随着百日维新的深化,光绪与慈禧的矛盾日益加剧。这时,康有为认为光绪没有兵权,为防止万一,必须找一个支持维新又兵权在手的人,想来想去,他想到了袁世凯。

袁世凯这人阴险狡诈,假装坚定地支持新政,还故意透露自己和荣禄的不和。袁世凯的一系列花言巧语蒙蔽了康有为等人,于是,光绪便召见了袁世凯,将自身的安危、新政的推行都寄托在袁世凯身上。可袁世凯前脚刚对光绪的恩情“感激涕零”,后脚就忙着拜会慈禧一派的要员。

慈禧对光绪召见袁世凯一事看得十分清楚,于是,马上派荣禄调兵遣将预先防备。调聂士成守卫天津,以断袁军入京之路。调董福军密入京师,以备举大事。

此时,光绪也发觉事有变故,十分焦灼,密诏康有为、杨锐、林旭、谭嗣同、刘光第等人商量对策,设法救驾。大家决定由谭嗣同前往袁世凯寓所,劝其护驾勤王。

八月初三深夜,谭嗣同来到袁世凯的居所,请求他出手相救。袁世凯信誓旦旦,大呼:“杀荣禄如杀一狗耳。”然而,谭嗣同前脚刚走,袁世凯后脚就跑到荣禄那儿去告密,把维新派给出卖了。
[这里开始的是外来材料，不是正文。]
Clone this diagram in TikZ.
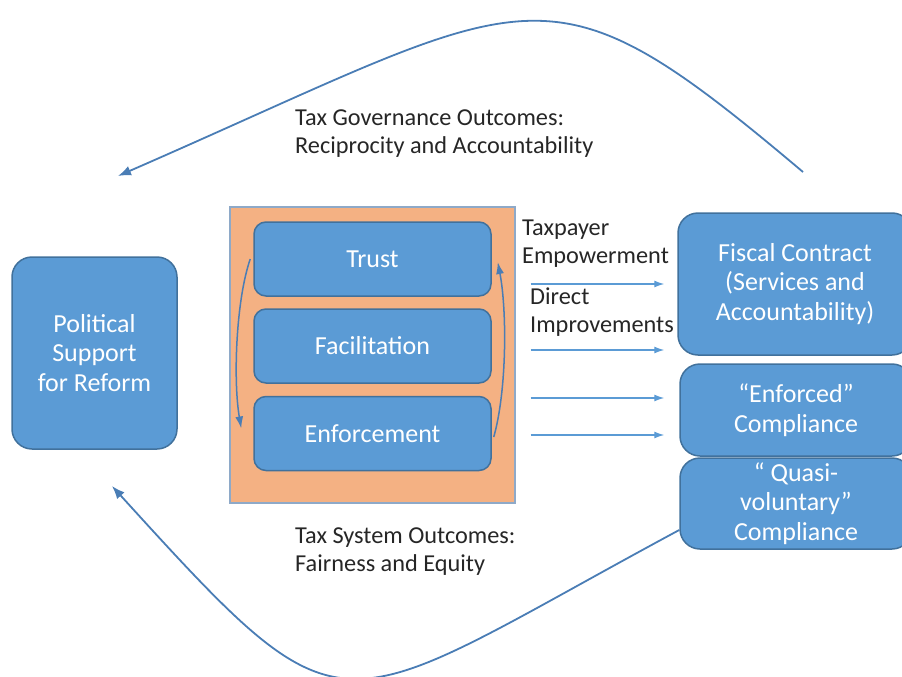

得知在维新派的鼓动下,光绪已有心要发动兵变,慈禧终于不再静观其变,她觉得收网的时候到了。

八月初六一早,慈禧便发出“训政”旨令,将光绪囚禁于中南海的瀛台。这位积极施行新政以图强,委用维新青年以革除冗官弊政,行西法以求振作大清帝国的年轻皇帝,就这样被慈禧太后赶下台,从此在极端痛苦中默默地度过了他的后半生。

与此同时,慈禧还下令捉拿维新派人士及同情或支持维新的官吏。康有为在英国公使馆帮助下,逃至香港避难。梁启超也乘日舰逃往日本。谭嗣同拒绝出逃,并坚决表示:“各国变法,无不从流血而成。今中国未闻有因变法而流血者,此国之所以不昌也。有之,请自嗣同始。”八月十三日,慈禧太后下令将谭嗣同、杨锐、林旭、刘光第、康广仁、杨深秀等六人,斩于北京菜市口,史称“戊戌六君子”。谭嗣同临刑不惧,面对顽固派的屠刀,他吟出了“我自横刀向天笑”的慷慨悲壮的诗句。

此后,顽固派把支持变法的张荫桓等官僚遣戍新疆,将陈宝箴、江标等人革职,永不叙用。除京师大学堂保留外,全部新政都被废弃。很快,一切旧制也随之复辟,百日维新运动宣告失败。